▸ **Task prompt**: Filter these entries, keeping only lines that hold the word "chart".

▸ **Extracted material**:

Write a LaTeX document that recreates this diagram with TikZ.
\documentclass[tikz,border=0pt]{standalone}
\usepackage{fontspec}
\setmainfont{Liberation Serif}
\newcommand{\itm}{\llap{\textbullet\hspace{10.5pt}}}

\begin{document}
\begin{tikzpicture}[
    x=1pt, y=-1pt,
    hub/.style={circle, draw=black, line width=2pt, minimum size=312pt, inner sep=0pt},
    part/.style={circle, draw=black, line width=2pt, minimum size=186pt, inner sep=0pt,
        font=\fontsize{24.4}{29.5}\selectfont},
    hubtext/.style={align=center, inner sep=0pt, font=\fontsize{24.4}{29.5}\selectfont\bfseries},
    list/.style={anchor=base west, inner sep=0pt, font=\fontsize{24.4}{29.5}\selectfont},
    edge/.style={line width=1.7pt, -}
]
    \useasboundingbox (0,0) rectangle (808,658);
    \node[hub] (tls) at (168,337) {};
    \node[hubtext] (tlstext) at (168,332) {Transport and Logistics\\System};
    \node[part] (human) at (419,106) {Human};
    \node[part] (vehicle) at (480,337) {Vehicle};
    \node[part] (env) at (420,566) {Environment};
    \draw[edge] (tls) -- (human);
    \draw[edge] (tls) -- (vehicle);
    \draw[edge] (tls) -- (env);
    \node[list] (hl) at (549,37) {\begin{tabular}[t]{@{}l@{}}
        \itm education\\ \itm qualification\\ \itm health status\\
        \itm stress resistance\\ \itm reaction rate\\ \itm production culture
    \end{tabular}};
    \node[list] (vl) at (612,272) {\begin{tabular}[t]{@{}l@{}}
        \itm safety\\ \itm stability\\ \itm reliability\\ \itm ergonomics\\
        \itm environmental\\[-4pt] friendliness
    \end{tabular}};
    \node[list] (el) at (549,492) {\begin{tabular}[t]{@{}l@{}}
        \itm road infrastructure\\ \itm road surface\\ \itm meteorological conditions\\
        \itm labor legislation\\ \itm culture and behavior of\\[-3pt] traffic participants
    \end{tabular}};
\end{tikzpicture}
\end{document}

==

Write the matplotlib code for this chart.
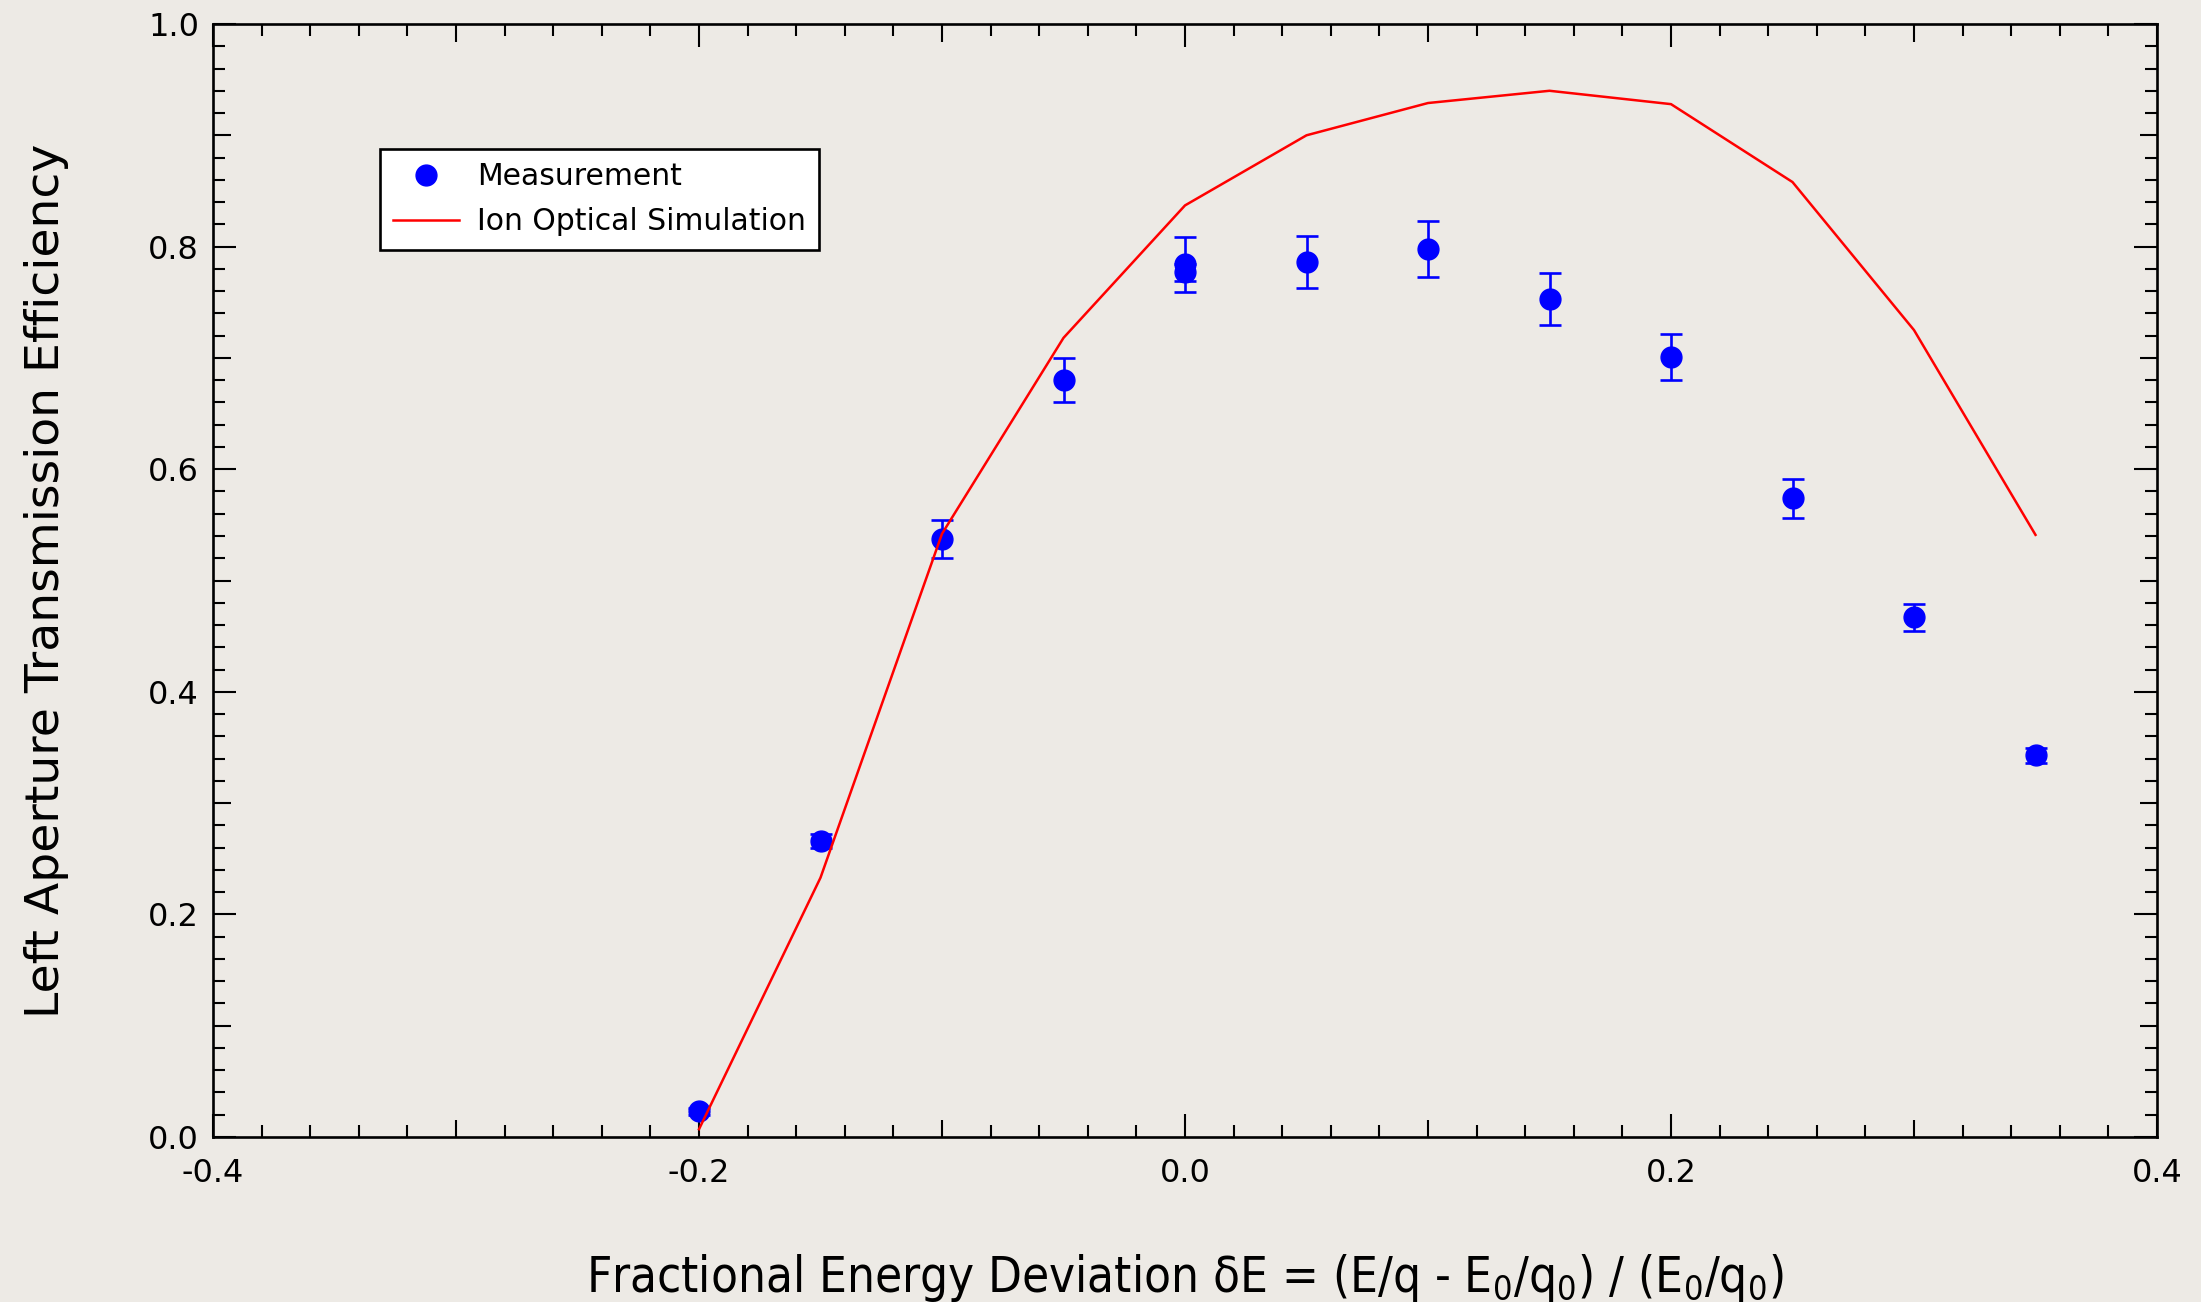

--

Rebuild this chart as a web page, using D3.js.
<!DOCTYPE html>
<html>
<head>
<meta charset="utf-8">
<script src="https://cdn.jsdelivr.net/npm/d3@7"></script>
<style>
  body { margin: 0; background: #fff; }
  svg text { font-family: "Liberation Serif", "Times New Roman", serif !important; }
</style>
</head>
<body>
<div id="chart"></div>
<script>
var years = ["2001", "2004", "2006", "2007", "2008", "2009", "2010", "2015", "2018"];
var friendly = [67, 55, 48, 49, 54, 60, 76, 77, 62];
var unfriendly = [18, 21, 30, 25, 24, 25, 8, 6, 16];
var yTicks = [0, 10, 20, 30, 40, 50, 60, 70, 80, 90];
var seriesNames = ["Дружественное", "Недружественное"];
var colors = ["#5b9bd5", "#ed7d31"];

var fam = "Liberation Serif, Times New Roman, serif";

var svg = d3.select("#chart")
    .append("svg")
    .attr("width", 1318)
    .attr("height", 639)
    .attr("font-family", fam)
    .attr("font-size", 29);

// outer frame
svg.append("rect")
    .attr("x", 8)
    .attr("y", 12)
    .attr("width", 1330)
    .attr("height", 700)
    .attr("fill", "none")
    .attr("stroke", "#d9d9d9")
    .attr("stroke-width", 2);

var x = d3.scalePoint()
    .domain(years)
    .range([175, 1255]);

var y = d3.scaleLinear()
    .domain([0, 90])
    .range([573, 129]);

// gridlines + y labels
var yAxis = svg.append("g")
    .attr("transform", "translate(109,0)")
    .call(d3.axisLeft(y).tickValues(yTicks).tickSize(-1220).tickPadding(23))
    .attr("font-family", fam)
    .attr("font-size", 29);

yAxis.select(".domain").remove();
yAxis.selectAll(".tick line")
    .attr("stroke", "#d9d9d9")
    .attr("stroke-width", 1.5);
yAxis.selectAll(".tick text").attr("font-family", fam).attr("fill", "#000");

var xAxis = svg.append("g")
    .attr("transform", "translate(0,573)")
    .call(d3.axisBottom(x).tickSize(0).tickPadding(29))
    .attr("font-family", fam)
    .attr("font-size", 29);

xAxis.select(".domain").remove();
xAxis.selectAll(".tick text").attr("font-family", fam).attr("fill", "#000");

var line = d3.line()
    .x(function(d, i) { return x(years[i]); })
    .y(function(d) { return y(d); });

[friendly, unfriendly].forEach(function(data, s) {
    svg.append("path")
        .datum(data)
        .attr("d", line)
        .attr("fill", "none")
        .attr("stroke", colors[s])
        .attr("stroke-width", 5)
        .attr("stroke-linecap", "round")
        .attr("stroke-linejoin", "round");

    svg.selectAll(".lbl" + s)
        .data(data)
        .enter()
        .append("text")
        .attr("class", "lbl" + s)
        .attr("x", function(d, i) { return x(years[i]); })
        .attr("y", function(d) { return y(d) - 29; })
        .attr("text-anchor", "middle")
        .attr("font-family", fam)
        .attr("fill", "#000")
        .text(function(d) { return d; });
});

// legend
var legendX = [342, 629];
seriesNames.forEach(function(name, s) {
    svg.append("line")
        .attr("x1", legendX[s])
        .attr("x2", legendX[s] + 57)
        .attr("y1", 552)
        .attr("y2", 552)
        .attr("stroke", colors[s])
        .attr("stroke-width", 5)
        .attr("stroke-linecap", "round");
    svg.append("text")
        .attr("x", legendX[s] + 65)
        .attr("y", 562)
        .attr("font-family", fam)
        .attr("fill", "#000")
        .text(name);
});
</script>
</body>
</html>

▸ **Complete answer**:
Write the matplotlib code for this chart.
Rebuild this chart as a web page, using D3.js.
<div id="chart"></div>
var svg = d3.select("#chart")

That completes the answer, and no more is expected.